My lIttle flower business means I need to morph my garden into a productive cut flower farm and while that might be something that others considers when designing their garden, for me it wasn’t a priority.  

Of course I would choose July to start my business.  The only month in the year when tropicals are scarce and when our temperatures can fall to single digit figures.  Rarely, sure, but still it does happen.

It’s hard to imagine that eventually I will be overrun with tropical flowers but plants like torch gingers, and heliconias are large plants, indestructible once established and can take over your garden if you let them.  Some time in the future me or someone else might have the back breaking job trying to remove them.

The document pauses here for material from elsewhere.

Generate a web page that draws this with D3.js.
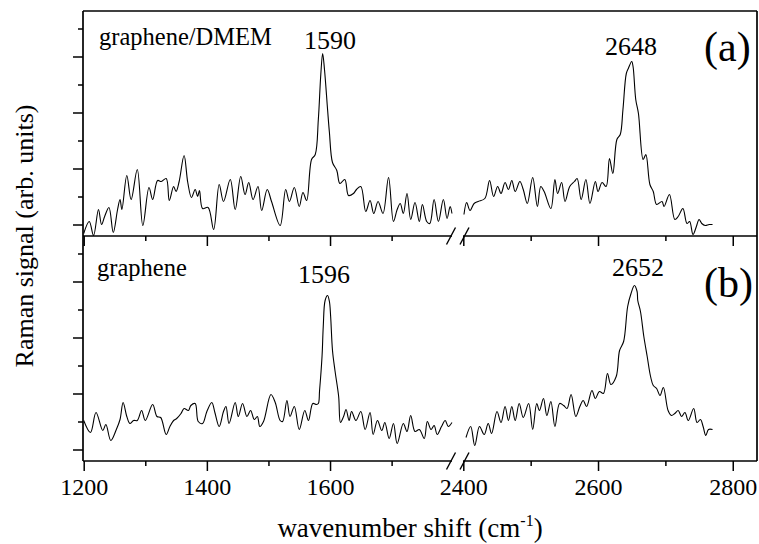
<!DOCTYPE html>
<meta charset="utf-8">
<script src="https://d3js.org/d3.v7.min.js"></script>
<div id="chart"></div>
<script>
// ---- data (wavenumber in cm-1, intensity in arb. units) ----
// panel (a): graphene/DMEM, G band region
var aLowX = [1200,1209,1216,1224,1229,1234,1241,1248,1255,1259,1262,1270,1277,1287,1296,1306,1312,1320,1326,1334,1339,1346,1350,1355,1363,1369,1375,1381,1385,1388,1393,1402,1411,1420,1427,1438,1446,1455,1462,1468,1475,1483,1489,1498,1505,1519,1528,1534,1542,1550,1556,1562,1570,1576,1581,1585,1588,1591,1596,1599,1604,1611,1616,1624,1630,1638,1643,1650,1658,1665,1671,1678,1686,1695,1703,1709,1714,1719,1725,1731,1738,1745,1750,1757,1762,1769,1776,1784,1790,1795,1798];
var aLowY = [-9,3,-11,15,0,8,17,-8,15,25,15,49,25,55,-1,37,25,44,43,46,24,38,33,43,69,42,27,35,28,34,16,17,-5,40,23,45,15,48,30,42,25,38,14,35,23,-1,35,23,37,18,32,24,65,70,105,150,171,155,115,92,62,54,41,45,29,31,35,38,13,24,11,23,11,47,3,15,21,11,31,5,22,3,20,3,1,25,3,25,6,18,11];
// panel (a): 2D band region
var aHighX = [2401,2405,2410,2416,2422,2432,2439,2445,2451,2456,2462,2467,2472,2477,2484,2489,2495,2503,2510,2515,2520,2530,2536,2540,2546,2551,2558,2565,2569,2575,2582,2588,2596,2600,2606,2612,2617,2622,2628,2633,2637,2642,2645,2650,2652,2656,2660,2667,2671,2677,2682,2687,2695,2698,2706,2714,2719,2726,2732,2736,2741,2746,2750,2754,2759,2765,2770];
var aHighY = [10,22,14,21,23,26,44,28,38,31,42,35,44,33,43,35,21,47,18,38,33,16,45,31,42,23,38,43,46,25,45,21,43,33,42,38,66,51,85,90,115,151,156,163,158,125,111,65,70,40,33,20,23,18,30,5,8,16,1,3,-10,-2,5,1,-1,0,0];
// panel (b): graphene, G band region
var bLowX = [1200,1211,1220,1231,1236,1244,1253,1259,1264,1270,1275,1281,1287,1294,1300,1312,1319,1325,1334,1340,1346,1351,1358,1363,1370,1374,1381,1386,1393,1400,1408,1413,1420,1427,1431,1436,1446,1451,1458,1465,1471,1477,1482,1486,1492,1504,1511,1519,1523,1530,1535,1542,1550,1559,1565,1572,1578,1581,1583,1587,1589,1592,1596,1599,1601,1604,1608,1614,1617,1622,1626,1631,1635,1642,1650,1657,1665,1670,1677,1684,1689,1696,1703,1709,1719,1725,1731,1738,1745,1753,1758,1764,1769,1774,1781,1787,1792,1798];
var bLowY = [29,17,37,19,25,9,20,30,47,33,26,29,29,39,29,45,33,32,15,23,29,31,36,41,39,44,46,28,26,38,47,37,23,38,43,26,47,33,46,33,39,30,33,23,28,55,47,29,28,49,33,43,20,39,29,46,45,46,59,93,123,149,154,148,133,99,79,53,27,33,40,29,38,29,38,20,37,15,29,19,27,11,26,6,26,18,34,18,20,11,28,20,24,15,23,29,23,27];
// panel (b): 2D band region
var bHighX = [2404,2411,2417,2424,2431,2437,2442,2450,2456,2462,2467,2472,2477,2483,2489,2497,2503,2509,2513,2519,2524,2530,2536,2543,2549,2554,2560,2567,2573,2578,2583,2591,2596,2602,2608,2614,2619,2627,2632,2638,2644,2649,2654,2658,2659,2663,2668,2673,2678,2682,2687,2692,2697,2704,2709,2714,2719,2724,2729,2734,2742,2747,2752,2756,2760,2764,2770];
var bHighY = [12,23,4,23,15,26,16,38,27,43,29,43,29,46,32,46,20,46,39,51,34,48,23,46,44,41,55,33,43,49,43,59,51,58,56,76,65,73,99,108,143,156,164,158,149,138,113,93,73,64,61,54,62,39,34,36,39,33,37,29,41,27,30,23,14,20,20];

// axis ticks and labels
var xMajorLow = [1200, 1400, 1600], xMinorLow = [1300, 1500, 1700];
var xMajorHigh = [2400, 2600, 2800], xMinorHigh = [2500, 2700];
var yMajor = [0, 56, 112, 168], yMinor = [28, 84, 140, 196];

var panels = [
  {name: "graphene/DMEM", tag: "(a)", lowX: aLowX, lowY: aLowY, highX: aHighX, highY: aHighY,
   peak1: "1590", peak2: "2648"},
  {name: "graphene", tag: "(b)", lowX: bLowX, lowY: bLowY, highX: bHighX, highY: bHighY,
   peak1: "1596", peak2: "2652"}
];

// ---- layout ----
var FONT = "'Liberation Serif'";
var W = 759, H = 544;
var padL = 83, padR = 757, padT = 11, midY = 236, padB = 461;
var breakL = 452, breakR = 463;

var svg = d3.select("#chart").append("svg")
  .attr("width", W).attr("height", H)
  .style("display", "block");
d3.select("body").style("margin", "0px");

// broken x axis: two scales
var xLow = d3.scaleLinear().domain([1200, 1800]).range([83.7, 453.2]);
var xHigh = d3.scaleLinear().domain([2400, 2836]).range([463.3, 757]);

var panelTops = [padT, midY], panelBottoms = [midY, padB];

function label(x, y, size, str, anchor) {
  return svg.append("text").attr("x", x).attr("y", y)
    .style("font-family", FONT).attr("font-size", size)
    .attr("text-anchor", anchor || "start").attr("fill", "#000").text(str);
}

panels.forEach(function(p, i) {
  var y = d3.scaleLinear().domain([-11.5, 213.5]).range([panelBottoms[i], panelTops[i]]);

  svg.append("clipPath").attr("id", "clip" + i)
    .append("rect").attr("x", padL).attr("y", panelTops[i])
    .attr("width", padR - padL).attr("height", panelBottoms[i] - panelTops[i]);

  var line = d3.line()
    .curve(d3.curveCatmullRom.alpha(0.5))
    .x(function(d) { return d.s(d.x); })
    .y(function(d) { return y(d.y); });

  var seg1 = p.lowX.map(function(v, k) { return {x: v, y: p.lowY[k], s: xLow}; });
  var seg2 = p.highX.map(function(v, k) { return {x: v, y: p.highY[k], s: xHigh}; });

  [seg1, seg2].forEach(function(seg) {
    svg.append("path")
      .attr("clip-path", "url(#clip" + i + ")")
      .attr("d", line(seg))
      .attr("fill", "none")
      .attr("stroke", "#000")
      .attr("stroke-width", 1.1)
      .attr("stroke-linejoin", "round");
  });

  // y ticks (left, outward)
  svg.append("g").attr("class", "tick-axis")
    .attr("transform", "translate(" + padL + ",0)")
    .call(d3.axisLeft(y).tickValues(yMajor).tickSize(10).tickFormat(""));
  svg.append("g").attr("class", "tick-axis")
    .attr("transform", "translate(" + padL + ",0)")
    .call(d3.axisLeft(y).tickValues(yMinor).tickSize(5).tickFormat(""));

  // x ticks below each panel
  var yb = panelBottoms[i];
  var showLabels = (i === 1);
  [[xLow, xMajorLow, xMinorLow], [xHigh, xMajorHigh, xMinorHigh]].forEach(function(s) {
    var gM = svg.append("g").attr("class", "tick-axis")
      .attr("transform", "translate(0," + yb + ")")
      .call(d3.axisBottom(s[0]).tickValues(s[1]).tickSize(10)
        .tickFormat(showLabels ? d3.format("d") : ""));
    svg.append("g").attr("class", "tick-axis")
      .attr("transform", "translate(0," + yb + ")")
      .call(d3.axisBottom(s[0]).tickValues(s[2]).tickSize(5).tickFormat(""));
    gM.selectAll("text").attr("font-size", 24).attr("dy", null).attr("y", 34);
  });

  // annotations
  label(i === 0 ? 99 : 97, i === 0 ? 45 : 275.5, 24.5, p.name);
  label(i === 0 ? 330 : 324, i === 0 ? 49 : 282.5, 26, p.peak1, "middle");
  label(i === 0 ? 631 : 638, i === 0 ? 55 : 275.5, 26, p.peak2, "middle");
  label(704, i === 0 ? 61 : 297, 42, p.tag);
});

// strip axis domain paths, style ticks
svg.selectAll(".tick-axis .domain").remove();
svg.selectAll(".tick-axis").attr("font-family", null);
svg.selectAll(".tick-axis line").attr("stroke", "#000").attr("stroke-width", 1.5);
svg.selectAll(".tick-axis text").attr("fill", "#000").style("font-family", FONT);

// frame
var frame = svg.append("g").attr("stroke", "#000").attr("stroke-width", 1.7).attr("fill", "none");
frame.append("line").attr("x1", padL).attr("x2", padR).attr("y1", padT).attr("y2", padT);
frame.append("line").attr("x1", padL).attr("x2", padL).attr("y1", padT).attr("y2", padB);
frame.append("line").attr("x1", padR).attr("x2", padR).attr("y1", padT).attr("y2", padB);
[midY, padB].forEach(function(yy) {
  frame.append("line").attr("x1", padL).attr("x2", breakL).attr("y1", yy).attr("y2", yy);
  frame.append("line").attr("x1", breakR).attr("x2", padR).attr("y1", yy).attr("y2", yy);
  [451, 464.5].forEach(function(cx) {
    frame.append("line").attr("stroke-width", 1.4)
      .attr("x1", cx - 4.5).attr("y1", yy + 8.5)
      .attr("x2", cx + 4.5).attr("y2", yy - 8.5);
  });
});

// axis titles
var xt = label(410, 536.5, 27, "", "middle");
xt.append("tspan").text("wavenumber shift (cm");
xt.append("tspan").attr("font-size", 16).attr("dy", -11).text("-1");
xt.append("tspan").attr("dy", 11).text(")");

svg.append("text")
  .attr("transform", "translate(33,236) rotate(-90)")
  .style("font-family", FONT)
  .attr("text-anchor", "middle").attr("font-size", 26)
  .text("Raman signal (arb. units)");
</script>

Typically I would let my garden do its thing.  Maybe trimming here and there, fertilising and reapplying sugar cane mulch, which for me is a continuous process, and really not much else.  

Getting the best foliage and flowers means extra fertilising and also sometimes pest control.   Which runs against the grain for an organic grower.  

My go to killers are generally essential oils, soap, oil and pyrethrum.  My best control is observation and this goes hand in hand with the work required to grow plants.  Lucky for me winter in the tropics means a few less bugs.

There is also the problem of the lack of sunshine this winter with orchid blooms being few and far between.

It’s not all winter gloom and doom in the sometimes sunshine state, in fact this is really our spring and the most productive time for gardening.

What flowers are growing in your tropical garden?